The OpenTelemetry Operator for Kubernetes provides features that reduce operational complexity:

Automatic sidecar injection: Add annotations, get collectors
Auto-instrumentation injection: Inject OTel SDK for Java, Python, Node.js, .NET, Go without code changes
Target Allocator: Distributes Prometheus scrape targets across collectors to prevent single-node bottlenecks
CRD-based configuration: Manage collector config as Kubernetes resources

eBPF vs instrumentation: the tradeoffs

eBPF-based observability runs in the Linux kernel, observing system calls without modifying application code.

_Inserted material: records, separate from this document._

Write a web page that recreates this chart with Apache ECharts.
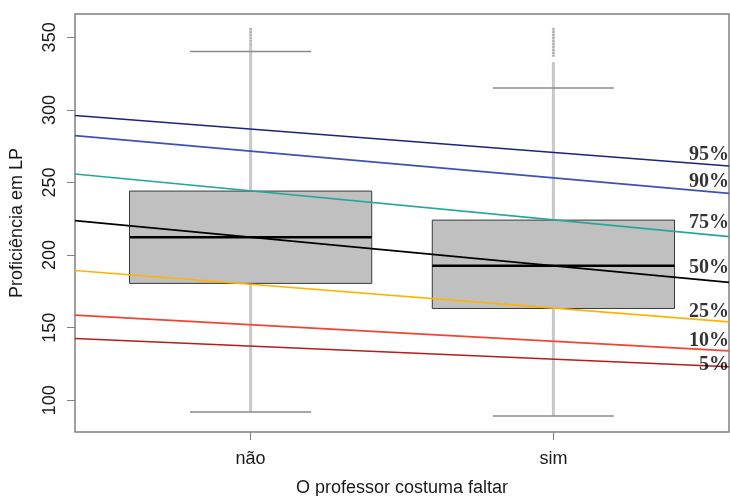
<!DOCTYPE html>
<html>
<head>
<meta charset="utf-8">
<script src="https://cdn.jsdelivr.net/npm/echarts@6/dist/echarts.min.js"></script>
<style>html,body{margin:0;padding:0;background:#fff}#c{width:730px;height:496px}</style>
</head>
<body>
<div id="c"></div>
<script>
// ---- data ----
const categories = ['não', 'sim'];
const catPos = [1, 2];
const boxQ1 = [180.5, 163.2];
const boxMedian = [212.2, 192.6];
const boxQ3 = [244.1, 224.1];
const whiskerLow = [91.9, 89.2];
const whiskerHigh = [340.2, 315.2];
const outlierSolidTop = [345.0, 333.0];
const outlierDottedFrom = [345.0, 336.8];
const outlierMax = [356.6, 356.6];

const quantileLabels = ['95%', '90%', '75%', '50%', '25%', '10%', '5%'];
const quantileNao = [286.8, 271.6, 244.3, 212.3, 179.9, 152.0, 137.3];
const quantileSim = [270.7, 253.2, 224.3, 192.6, 163.5, 140.6, 128.3];
const quantileLabelY = [269.0, 250.3, 222.1, 191.0, 160.7, 140.7, 124.1];
const quantileColors = ['#1a237e', '#3f51b5', '#26a69a', '#000000', '#ffb300', '#f44336', '#b71c1c'];

const yTicks = [100, 150, 200, 250, 300, 350];
const xMin = 0.42, xMax = 2.58;
const yMin = 78.1, yMax = 366.1;

const series = [];
const whiskerColor = '#c8c8c8';

categories.forEach((c, i) => {
  const x = catPos[i];
  series.push({type: 'line', z: 1, symbol: 'none', silent: true,
    data: [[x, whiskerLow[i]], [x, outlierSolidTop[i]]],
    lineStyle: {color: whiskerColor, width: 3}});
  series.push({type: 'line', z: 1, symbol: 'none', silent: true,
    data: [[x, outlierDottedFrom[i]], [x, outlierMax[i]]],
    lineStyle: {color: '#d4d4d4', width: 3}});
  series.push({type: 'line', z: 1, symbol: 'none', silent: true,
    data: [[x, outlierDottedFrom[i]], [x, outlierMax[i]]],
    lineStyle: {color: '#8c8c8c', width: 2, type: [1, 2]}});
  [whiskerLow[i], whiskerHigh[i]].forEach(v => {
    series.push({type: 'line', z: 2, symbol: 'none', silent: true,
      data: [[x - 0.2, v], [x + 0.2, v]],
      lineStyle: {color: '#8a8a8a', width: 1.5}});
  });
  series.push({type: 'line', z: 4, symbol: 'none', silent: true,
    data: [[x - 0.4, boxMedian[i]], [x + 0.4, boxMedian[i]]],
    lineStyle: {color: '#000', width: 2.5}});
});

series.push({
  type: 'custom', z: 3, silent: true,
  data: catPos.map((x, i) => [x, boxQ1[i], boxQ3[i]]),
  encode: {x: 0, y: [1, 2]},
  renderItem: function (params, api) {
    const x = api.value(0);
    const p1 = api.coord([x - 0.4, api.value(2)]);
    const p2 = api.coord([x + 0.4, api.value(1)]);
    return {type: 'rect',
      shape: {x: p1[0], y: p1[1], width: p2[0] - p1[0], height: p2[1] - p1[1]},
      style: {fill: '#c0c0c0', stroke: '#3a3a3a', lineWidth: 1}};
  }
});

quantileLabels.forEach((lab, k) => {
  const a = quantileNao[k], b = quantileSim[k];
  const f = x => a + (b - a) * (x - 1);
  series.push({type: 'line', z: 5, symbol: 'none', silent: true,
    data: [[xMin, f(xMin)], [xMax, f(xMax)]],
    lineStyle: {color: quantileColors[k], width: 1.6}});
});

series.push({
  type: 'scatter', z: 6, symbolSize: 0, silent: true, clip: false,
  data: quantileLabels.map((lab, k) => ({name: lab, value: [xMax, quantileLabelY[k]]})),
  label: {show: true, position: 'left', distance: 0, formatter: p => p.name,
    fontFamily: 'Liberation Serif', fontWeight: 'bold', fontSize: 20, color: '#000'}
});

const axisFont = {fontFamily: 'Liberation Sans, Arial', fontSize: 18, color: '#1a1a1a'};

const chart = echarts.init(document.getElementById('c'), null, {renderer: 'canvas'});
chart.setOption({
  animation: false,
  backgroundColor: '#fff',
  grid: {left: 75, right: 1, top: 14, bottom: 64, outerBoundsMode: 'none', containLabel: false,
    show: true, borderColor: '#808080', borderWidth: 1.5, backgroundColor: 'transparent'},
  xAxis: {
    type: 'value', min: xMin, max: xMax,
    name: 'O professor costuma faltar', nameLocation: 'middle', nameGap: 47,
    nameTextStyle: axisFont,
    axisLine: {show: false},
    splitLine: {show: false},
    axisTick: {show: true, length: 8, lineStyle: {color: '#808080'}, customValues: catPos},
    axisLabel: Object.assign({margin: 18, customValues: catPos,
      formatter: v => categories[catPos.indexOf(Math.round(v))] || ''}, axisFont)
  },
  yAxis: {
    type: 'value', min: yMin, max: yMax,
    name: 'Proficiência em LP', nameLocation: 'middle', nameGap: 49, nameRotate: 90,
    nameTextStyle: axisFont,
    axisLine: {show: false},
    splitLine: {show: false},
    axisTick: {show: true, length: 8, lineStyle: {color: '#808080'}, customValues: yTicks},
    axisLabel: Object.assign({margin: 16, rotate: 90, customValues: yTicks}, axisFont)
  },
  series: series
});
</script>
</body>
</html>
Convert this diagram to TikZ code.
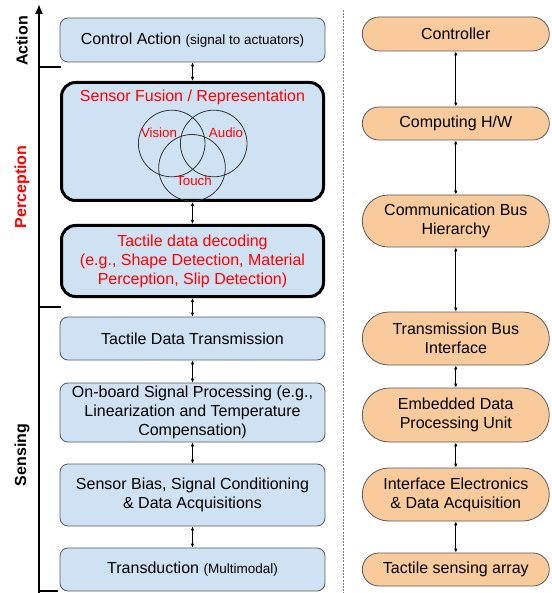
\documentclass[tikz,border=0pt]{standalone}
\usepackage{fontspec}
\setmainfont{Liberation Sans}
\usetikzlibrary{arrows.meta}
\definecolor{boxblue}{HTML}{CFE2F3}
\definecolor{boxorange}{HTML}{F9CB9C}
\definecolor{edgegray}{HTML}{595959}
\definecolor{redtext}{HTML}{FF0000}
\begin{document}
\begin{tikzpicture}[x=1pt,y=-1pt,
  mainfont/.style={font=\fontsize{16}{19}\selectfont},
  lbox/.style={draw=edgegray, line width=0.8pt, fill=boxblue, rounded corners=8pt,
    minimum width=265pt, align=center, mainfont, inner sep=0pt},
  thickbox/.style={lbox, draw=black, line width=3pt, rounded corners=14pt,
    minimum width=262pt, text=redtext},
  rbox/.style={draw=edgegray, line width=0.8pt, fill=boxorange,
    minimum width=187pt, align=center, mainfont, inner sep=0pt},
  link/.style={{Latex[length=4pt,width=3.5pt]}-{Latex[length=4pt,width=3.5pt]}, line width=0.8pt},
  venn/.style={draw=black!80, line width=0.8pt},
  vennlabel/.style={text=redtext, font=\fontsize{13.3}{15}\selectfont},
  axislabel/.style={rotate=90, font=\fontsize{16}{19}\selectfont\bfseries},
  tick/.style={line width=1.2pt}]
\useasboundingbox (0,0) rectangle (551,593);

% axis
\coordinate (axb) at (39,593);
\coordinate (axt) at (39,4);
\draw[line width=1.6pt, -{Latex[length=10pt,width=8pt]}] (axb) -- (axt);
\coordinate (t1a) at (39,67);  \coordinate (t1b) at (61,67);
\coordinate (t2a) at (39,307); \coordinate (t2b) at (61,307);
\coordinate (t3a) at (39,591); \coordinate (t3b) at (58,591);
\draw[tick] (t1a) -- (t1b);
\draw[tick] (t2a) -- (t2b);
\draw[tick] (t3a) -- (t3b);
\node[axislabel] (lact) at (22,41) {Action};
\node[axislabel, text=redtext] (lper) at (22,187) {Perception};
\node[axislabel] (lsen) at (22,455) {Sensing};

% separator
\coordinate (sept) at (343,10);
\coordinate (sepb) at (343,593);
\draw[gray, line width=0.7pt, dash pattern=on 2pt off 1.2pt] (sept) -- (sepb);

% left column
\node[lbox, minimum height=44pt] (ca) at (192.5,40)
  {Control Action {\fontsize{13.5}{16}\selectfont(signal to actuators)}};
\node[thickbox, minimum height=118pt] (sf) at (192.5,141.5) {};
\node[text=redtext, mainfont] (sft) at (192.5,97) {Sensor Fusion / Representation};
\draw[venn] (171.7,143.5) circle (33.3pt);
\draw[venn] (213.7,143.5) circle (33.3pt);
\draw[venn] (192,167.8) circle (33.3pt);
\node[vennlabel] (vv) at (159,133) {Vision};
\node[vennlabel] (va) at (226,133) {Audio};
\node[vennlabel] (vt) at (194,181) {Touch};
\node[thickbox, minimum height=71pt] (td) at (192.5,261)
  {Tactile data decoding\\(e.g., Shape Detection, Material\\Perception, Slip Detection)};
\node[lbox, minimum height=43pt] (tt) at (192.5,338.5) {Tactile Data Transmission};
\node[lbox, minimum height=59pt] (ob) at (192.5,412.5)
  {On-board Signal Processing (e.g.,\\Linearization and Temperature\\Compensation)};
\node[lbox, minimum height=62pt] (sb) at (192.5,495)
  {Sensor Bias, Signal Conditioning\\\& Data Acquisitions};
\node[lbox, minimum height=43pt] (tr) at (192.5,569.5)
  {Transduction {\fontsize{13.5}{16}\selectfont(Multimodal)}};

\draw[link] (ca.south) -- (sf.north);
\draw[link] (sf.south) -- (td.north);
\draw[link] (td.south) -- (tt.north);
\draw[link] (tt.south) -- (ob.north);
\draw[link] (ob.south) -- (sb.north);
\draw[link] (sb.south) -- (tr.north);

% right column
\node[rbox, minimum height=34pt, rounded corners=17pt] (r1) at (455.8,34) {Controller};
\node[rbox, minimum height=33pt, rounded corners=16.5pt] (r2) at (455.8,123.5) {Computing H/W};
\node[rbox, minimum height=52pt, rounded corners=26pt] (r3) at (455.8,221) {Communication Bus\\Hierarchy};
\node[rbox, minimum height=53pt, rounded corners=26.5pt] (r4) at (455.8,338.5) {Transmission Bus\\Interface};
\node[rbox, minimum height=54pt, rounded corners=27pt] (r5) at (455.8,415) {Embedded Data\\Processing Unit};
\node[rbox, minimum height=53pt, rounded corners=26.5pt] (r6) at (455.8,494.5) {Interface Electronics\\\& Data Acquisition};
\node[rbox, minimum height=33pt, rounded corners=16.5pt] (r7) at (455.8,569.5) {Tactile sensing array};

\draw[link] (r1.south) -- (r2.north);
\draw[link] (r2.south) -- (r3.north);
\draw[link] (r3.south) -- (r4.north);
\draw[link] (r4.south) -- (r5.north);
\draw[link] (r5.south) -- (r6.north);
\draw[link] (r6.south) -- (r7.north);
\end{tikzpicture}
\end{document}
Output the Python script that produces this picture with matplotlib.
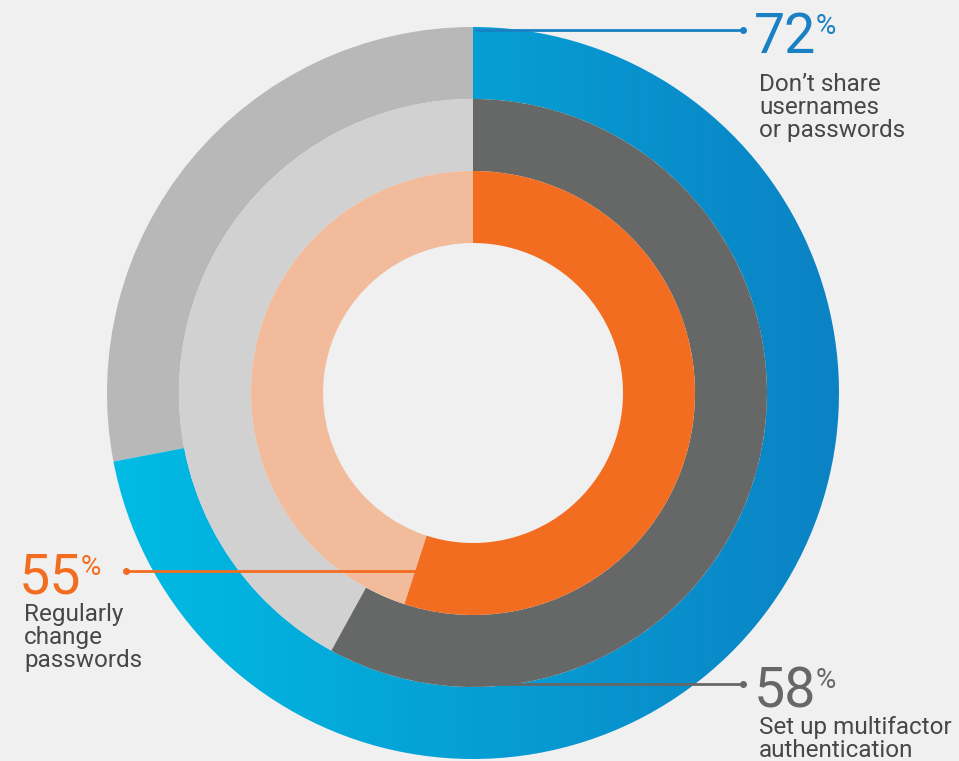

Traditional instrumentation runs inside your application.

Aspect	eBPF	Instrumentation (OTel)
Code Changes	None	Required
Visibility	Kernel/syscall level	Application level
Application Context	Limited	Rich (business logic)
Kernel Requirements	Linux 4.14+ (5.x better)	None
CPU Overhead	~1-5%	5-15% typical

eBPF vendors

Several vendors have built observability on eBPF:

groundcover: Flora Sensor, BYOC deployment, claims lowest overhead
Pixie (New Relic): Open-source, acquired by New Relic
Cilium/Hubble: Network observability, part of the service mesh layer

When to use each

eBPF excels at infrastructure visibility: network flows, syscall patterns, resource consumption. Instrumentation excels at application visibility: business transactions, user journeys, custom metrics.

Many production deployments use both. eBPF for infrastructure baseline, OTel instrumentation for application traces.

Agent resource overhead benchmarks

groundcover published benchmarks comparing agent overhead at 3000 req/s baseline:

Agent	CPU Overhead	Notes
groundcover (eBPF)	+9%	Kernel-level, no code changes
Pixie	+32%	eBPF-based, open-source
OpenTelemetry	+59%	Application instrumentation
Datadog	+249%	Full agent stack

At scale, these differences compound. A 100-node cluster running Datadog agents consumes significantly more CPU than the same cluster with eBPF-based collection.

Resource requests by agent

Agent	CPU Request	Memory Request
Datadog Agent	200m	256Mi
Datadog Trace Agent	100m	200Mi
Dynatrace OneAgent	100m	512Mi
OTel Collector (DaemonSet)	200m	400Mi
groundcover (eBPF)	~50m	~100Mi

Cardinality management

Kubernetes generates high-cardinality metrics by default. Pod names, container IDs, commit SHAs, and build IDs create unique label combinations that explode storage costs.

Strategies to manage cardinality:

Drop high-cardinality labels: Pod name hashes rarely help debugging. Consider dropping them.
Aggregate at collection: Use OTel Collector processors to pre-aggregate before storage.
Use recording rules: Pre-compute common queries to avoid expensive aggregations at query time.
Choose your dimensions: Service, namespace, and node are usually sufficient. Pod-level granularity is rarely needed in metrics.

The Sampleless approach

Sampleless takes a different path for Kubernetes observability:

BYOC deployment: The collector runs in your cluster, eliminating egress costs regardless of data volume.
No sampling required: When egress is not a cost constraint, you can collect everything.
Flat pricing: 50 nodes or 500 nodes, the cost is based on cloud accounts, not hosts.
OpenTelemetry native: Standard instrumentation, no proprietary agents with high overhead.

Kubernetes observability should not require choosing between visibility and cost. With the right architecture, you get both.

Frequently asked questions

Should I use DaemonSet or sidecar for OpenTelemetry Collector?

DaemonSet is the standard choice for most deployments. It runs one collector per node (~400Mi memory) and handles node-level metrics and logs. Use sidecars (~128Mi per pod) only when you need high-fidelity application context or strict resource isolation between services.

Is eBPF-based observability better than instrumentation?

eBPF offers lower overhead (~1-5% CPU vs 5-15% for instrumentation) and requires no code changes, but provides limited application-level context. Instrumentation gives rich business logic visibility. Many production deployments use both: eBPF for infrastructure, OTel for application traces.

How much overhead does the Datadog agent add to Kubernetes?

Groundcover benchmarks show Datadog agent adds +249% CPU overhead at 3000 req/s baseline. By comparison, OpenTelemetry adds +59%, Pixie adds +32%, and eBPF-based groundcover adds +9%. These numbers matter at scale.